In person, as their many excellent live albums demonstrate, a Club d’Elf show unspools over extended grooves in a manner not unlike a night-long gnawa ceremony. Rivard’s approach to groove has evolved over the years. “Sandman was my drill sergeant in the school of groove,” Rivard says. “Coming out of Berklee [College of Music], I had a lot to prove. I thought I was Bootsy Collins, but Mark would keep turning around and saying, ‘No fills!’ If you’re into trance music, that’s something you have to overcome.”
Rivard calls the 6/8 chaabi groove, with its devilish wobbly subdivisions, “the Bo Diddley beat of Morocco.” The album brings the Morocco connection home with a cover of political folk stars Nass El Ghiwane’s “Allah Ya Moulana” (Allah Is With Us), the chaabi-Indian mashup “Aisha Kandisha” and the secular gnawa tune “Zeed Al Maal,” which means, roughly, “help a brother out.” For Rivard, “the beauty of Morocco is that there’s so much music—everything from gnawa to the Berber music in the Atlas Mountains to Andalusian classical music.”

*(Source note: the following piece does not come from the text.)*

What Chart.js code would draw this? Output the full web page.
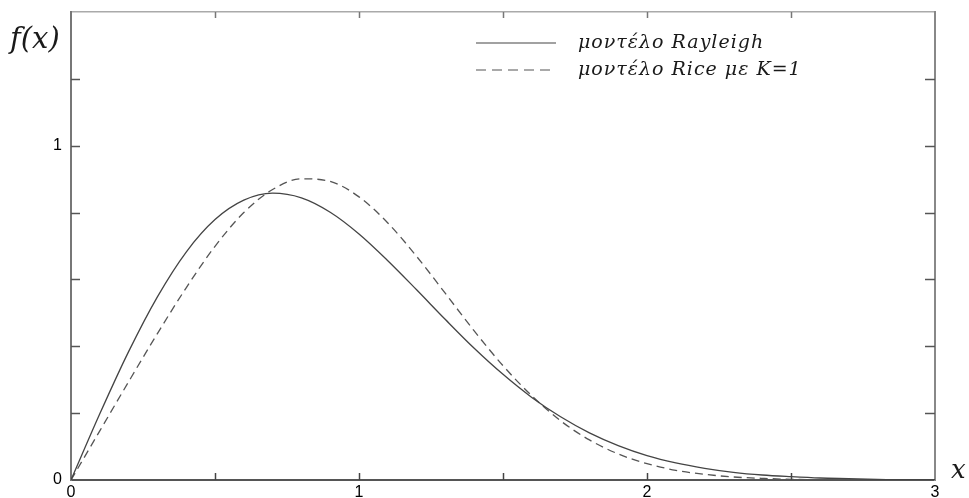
<!DOCTYPE html>
<html>
<head>
<meta charset="utf-8">
<script src="https://cdn.jsdelivr.net/npm/chart.js@4.4.0/dist/chart.umd.min.js"></script>
<style>
html, body { margin: 0; padding: 0; background: #fff; }
#wrap { width: 969px; height: 498px; }
</style>
</head>
<body>
<div id="wrap"><canvas id="chart"></canvas></div>
<script>
// values, x from 0 to 3 in steps of 0.1
const xValues = [0, 0.1, 0.2, 0.3, 0.4, 0.5, 0.6, 0.7, 0.8, 0.9, 1.0,
    1.1, 1.2, 1.3, 1.4, 1.5, 1.6, 1.7, 1.8, 1.9, 2.0,
    2.1, 2.2, 2.3, 2.4, 2.5, 2.6, 2.7, 2.8, 2.9, 3.0];
const rayleigh = [0, 0.198, 0.384, 0.548, 0.682, 0.779, 0.837, 0.858, 0.844, 0.801, 0.736,
    0.656, 0.569, 0.480, 0.394, 0.316, 0.247, 0.189, 0.141, 0.103, 0.073,
    0.051, 0.035, 0.023, 0.015, 0.010, 0.006, 0.004, 0.002, 0.001, 0.001];
const rice = [0, 0.147, 0.294, 0.438, 0.575, 0.699, 0.800, 0.869, 0.901, 0.893, 0.847,
    0.769, 0.669, 0.558, 0.446, 0.342, 0.252, 0.177, 0.120, 0.078, 0.049,
    0.029, 0.017, 0.009, 0.005, 0.002, 0.001, 0.001, 0, 0, 0];
const xTickLabels = ['0', '1', '2', '3'];
const yTickLabels = ['0', '1'];
const seriesNames = ['μοντέλο Rayleigh', 'μοντέλο Rice με K=1'];

function toPoints(ys) {
    return xValues.map((x, i) => ({ x: x, y: ys[i] }));
}

function noPad(s) {
    s.paddingTop = 0;
    s.paddingBottom = 0;
    s.paddingLeft = 0;
    s.paddingRight = 0;
}

// inward tick marks, axis names and the legend box
const extras = {
    id: 'extras',
    afterDraw(chart) {
        const ctx = chart.ctx;
        const a = chart.chartArea;
        const xs = chart.scales.x;
        const ys = chart.scales.y;
        ctx.save();

        xs.ticks.forEach(t => {
            if (t.value <= xs.min || t.value >= xs.max) return;
            const px = Math.round(xs.getPixelForValue(t.value)) + 0.5;
            ctx.strokeStyle = '#444';
            ctx.lineWidth = 1.5;
            ctx.beginPath(); ctx.moveTo(px, a.bottom); ctx.lineTo(px, a.bottom - 7); ctx.stroke();
            ctx.strokeStyle = '#777';
            ctx.beginPath(); ctx.moveTo(px, a.top); ctx.lineTo(px, a.top + 6); ctx.stroke();
        });
        ys.ticks.forEach(t => {
            if (t.value <= ys.min || t.value >= ys.max) return;
            const py = Math.round(ys.getPixelForValue(t.value)) + 0.5;
            ctx.strokeStyle = '#555';
            ctx.lineWidth = 1.5;
            ctx.beginPath(); ctx.moveTo(a.left, py); ctx.lineTo(a.left + 9, py); ctx.stroke();
            ctx.beginPath(); ctx.moveTo(a.right, py); ctx.lineTo(a.right - 10, py); ctx.stroke();
        });

        ctx.fillStyle = '#1a1a1a';
        ctx.textBaseline = 'middle';
        ctx.textAlign = 'left';
        ctx.font = 'italic 29px "DejaVu Serif"';
        ctx.fillText('f(x)', 10, 40);
        ctx.font = 'italic 26px "DejaVu Serif"';
        ctx.fillText('x', 951, 471);

        const rows = [43, 70];
        chart.data.datasets.forEach((ds, i) => {
            ctx.strokeStyle = ds.borderColor;
            ctx.lineWidth = 1.2;
            ctx.setLineDash(ds.borderDash ? [10, 6] : []);
            ctx.beginPath(); ctx.moveTo(476, rows[i]); ctx.lineTo(556, rows[i]); ctx.stroke();
            ctx.setLineDash([]);
            ctx.fillStyle = '#1a1a1a';
            ctx.font = 'italic 19px "DejaVu Serif"';
            ctx.letterSpacing = '1px';
            ctx.textBaseline = 'alphabetic';
            ctx.fillText(ds.label, 578, rows[i] + 5);
            ctx.letterSpacing = '0px';
        });
        ctx.restore();
    }
};

const chart = document.getElementById('chart');

new Chart(chart, {
    type: 'line',
    data: {
        datasets: [{
            label: seriesNames[0],
            data: toPoints(rayleigh),
            borderColor: '#444',
            borderWidth: 1.3,
            pointRadius: 0,
            cubicInterpolationMode: 'monotone',
            fill: false
        }, {
            label: seriesNames[1],
            data: toPoints(rice),
            borderColor: '#555',
            borderWidth: 1.3,
            borderDash: [8, 5],
            pointRadius: 0,
            cubicInterpolationMode: 'monotone',
            fill: false
        }]
    },
    options: {
        responsive: true,
        maintainAspectRatio: false,
        animation: false,
        layout: { padding: 0 },
        plugins: {
            legend: { display: false },
            tooltip: { enabled: false }
        },
        scales: {
            x: {
                type: 'linear',
                position: 'bottom',
                min: 0,
                max: 3,
                grid: { display: false, drawTicks: false },
                border: { display: true, color: '#555', width: 2 },
                ticks: {
                    stepSize: 0.5,
                    padding: 3,
                    color: '#000',
                    maxRotation: 0,
                    font: { family: 'Liberation Sans', size: 16 },
                    callback: v => {
                        const i = xTickLabels.indexOf(String(v));
                        return i >= 0 ? xTickLabels[i] : '';
                    }
                },
                afterFit: s => { s.height = 18; noPad(s); }
            },
            x2: {
                type: 'linear',
                position: 'top',
                min: 0,
                max: 3,
                grid: { display: false, drawTicks: false },
                border: { display: true, color: '#aaa', width: 1.5 },
                ticks: { display: false },
                afterFit: s => { s.height = 12; noPad(s); }
            },
            y: {
                type: 'linear',
                position: 'left',
                min: 0,
                max: 1.4,
                grid: { display: false, drawTicks: false },
                border: { display: true, color: '#777', width: 2 },
                ticks: {
                    stepSize: 0.2,
                    padding: 9,
                    color: '#000',
                    font: { family: 'Liberation Sans', size: 16 },
                    callback: v => {
                        const i = yTickLabels.indexOf(String(Math.round(v * 1000) / 1000));
                        return i >= 0 ? yTickLabels[i] : '';
                    }
                },
                afterFit: s => { s.width = 71; noPad(s); }
            },
            y2: {
                type: 'linear',
                position: 'right',
                min: 0,
                max: 1.4,
                grid: { display: false, drawTicks: false },
                border: { display: true, color: '#888', width: 2 },
                ticks: { display: false },
                afterFit: s => { s.width = 34; noPad(s); }
            }
        }
    },
    plugins: [extras]
});
</script>
</body>
</html>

The Zappa and Davis covers, particularly excellent gateways to the chaabi sound, join earlier d’Elf tributes to Cream (“Sunshine of Your Love”) and Morphine (“Level Up Your Soul”). But the album’s emotional center is likely located in the originals “Now Open Your Eyes” and “Golden Hour,” lovely and languid reflections of whatever Rivard discovered at the other end of his spiritual crisis. “I tend to learn the most from the most difficult experiences,” he says, “and I wish it were different. I wish I had the ecstatic experiences others seem to get but, for me, it tends to be a rougher road.”